Diminishing, futile Cold War

 THE FOURTH WAR (1990)
Reviewed by Jerry Saravia
When you watch a second-rate, ridiculous action picture like "The Fourth War," you have to check your brain at the door. Not that the film is brainless technically yet nothing in it seems remotely believable. 

Roy Scheider plays an Army colonel and Vietnam hero, Jack Knowles, who is something of a colossal screw up, a malcontent who has been moved and stationed in so many Army bases that you wonder why he did not lose his command already. His newest station is West Germany, right on the border of Czechoslovakia, and he has retained his command, albeit briefly. One bright sunny day, Jack is on patrol with other soldiers and notices that at the border, a refugee is trying to defect and is shot down by the Soviets. Jack impulsively orders his soldiers to fire at the Soviet helicopter yet thankfully there is resistance. But you can't keep a malcontent hero down for long. At night, Jack crosses the border and tries to engage the enemy, first by holding three Soviet soldiers down and forcing them to sing happy birthday because, you know, it is the Colonel's birthday. On yet another attempt in crossing the border (this becomes a running gag), Jack sets fire to their command post and throws a few grenades for good measure. All I could do was laugh at these ridiculous scenarios - is he trying to start World War III?

Scheider is a strong, competent actor who shows iron will in his character and his performance is enough reason to see the movie. Also watchable are Tim Reid as the Army's second-in-command who starts to wonder about Jack's motives (I am not sure what they are either other than continuing a fight that, by the time of the film's release, was over), and the always reliable Harry Dean Stanton as Jack's old war buddy who knows Jack is a screwup and a hero. Unfortunately Jurgen Prochnow as the Russian Colonel Valachev is given so little screen time that we never quite see him as an adversary until there is a twist involving another defector. I sensed the screenwriters were aiming for a cat and mouse game yet it never evolves into such a scenario.

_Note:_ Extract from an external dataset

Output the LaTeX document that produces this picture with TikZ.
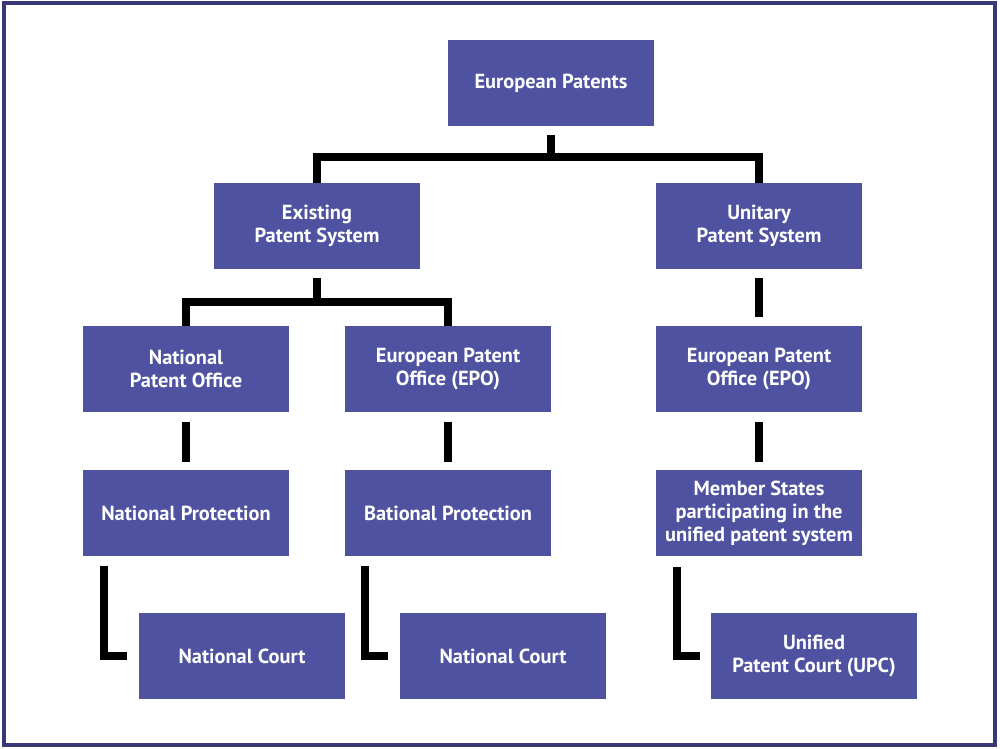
\documentclass[tikz,border=0pt]{standalone}
\usepackage{fontspec}
\setmainfont{PT Sans}
\usepackage{tikz}

\definecolor{boxblue}{RGB}{79,82,160}
\definecolor{framecol}{RGB}{56,56,118}

\begin{document}
\begin{tikzpicture}[x=0.02cm, y=-0.02cm,
        unit/.style={draw=none, fill=boxblue, text=white, font=\bfseries\fontsize{11.6}{13}\selectfont,
            minimum width=4.12cm, minimum height=1.72cm, align=center, inner sep=0pt},
        conn/.style={line width=0.16cm, black}]
            \useasboundingbox (0,0) rectangle (1000,748);
            \draw[framecol, line width=0.08cm] (4,3) rectangle (995,745);

            \node[unit] (ep) at (551,83) {European Patents};
            \node[unit] (eps) at (317,226) {Existing\\Patent System};
            \node[unit] (ups) at (759,226) {Unitary\\Patent System};

            \node[unit] (npo) at (186,369) {National\\Patent Office};
            \node[unit] (epo) at (448,369) {European Patent\\Office (EPO)};
            \node[unit] (epou) at (759,369) {European Patent\\Office (EPO)};

            \node[unit] (np) at (186,513) {National Protection};
            \node[unit] (bp) at (448,513) {Bational Protection};
            \node[unit] (ms) at (759,513) {Member States\\participating in the\\unified patent system};

            \node[unit] (nc) at (242,656) {National Court};
            \node[unit] (nca) at (503,656) {National Court};
            \node[unit] (upc) at (814,656) {Unified\\Patent Court (UPC)};

            % tree branches
            \coordinate (top) at (551,157);
            \coordinate (mid) at (317,302);
            \draw[conn] ([yshift=-0.18cm]ep.south) -- (top);
            \draw[conn] (eps.north) -- (eps.north |- top) -- (ups.north |- top) -- (ups.north);
            \draw[conn] ([yshift=-0.18cm]eps.south) -- (mid);
            \draw[conn] (npo.north) -- (npo.north |- mid) -- (epo.north |- mid) -- (epo.north);

            % straight links
            \draw[conn] ([yshift=-0.18cm]ups.south) -- ([yshift=0.18cm]epou.north);
            \draw[conn] ([yshift=-0.2cm]npo.south) -- ([yshift=0.16cm]np.north);
            \draw[conn] ([yshift=-0.2cm]epo.south) -- ([yshift=0.16cm]bp.north);
            \draw[conn] ([yshift=-0.2cm]epou.south) -- ([yshift=0.16cm]ms.north);

            % courts
            \draw[conn] ([xshift=0.42cm, yshift=-0.2cm]np.south west) |- ([xshift=-0.24cm]nc.west);
            \draw[conn] ([xshift=0.4cm, yshift=-0.2cm]bp.south west) |- ([xshift=-0.24cm]nca.west);
            \draw[conn] ([xshift=0.42cm, yshift=-0.22cm]ms.south west) |- ([xshift=-0.22cm]upc.west);

        \end{tikzpicture}
\end{document}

"The Fourth War" is capably directed by John Frankenheimer yet its view of a diminishing, futile Cold War is not given enough expansion - we get scenes in and out of a Czech camp that look like Rambo leftovers. As unintentionally funny and sporadically entertaining it is at a tight 91 minutes, "The Fourth War" is so far removed from the psychological war games and mind control of Frankenheimer's "The Manchurian Candidate" that it resembles nothing more than a near-parodic parable.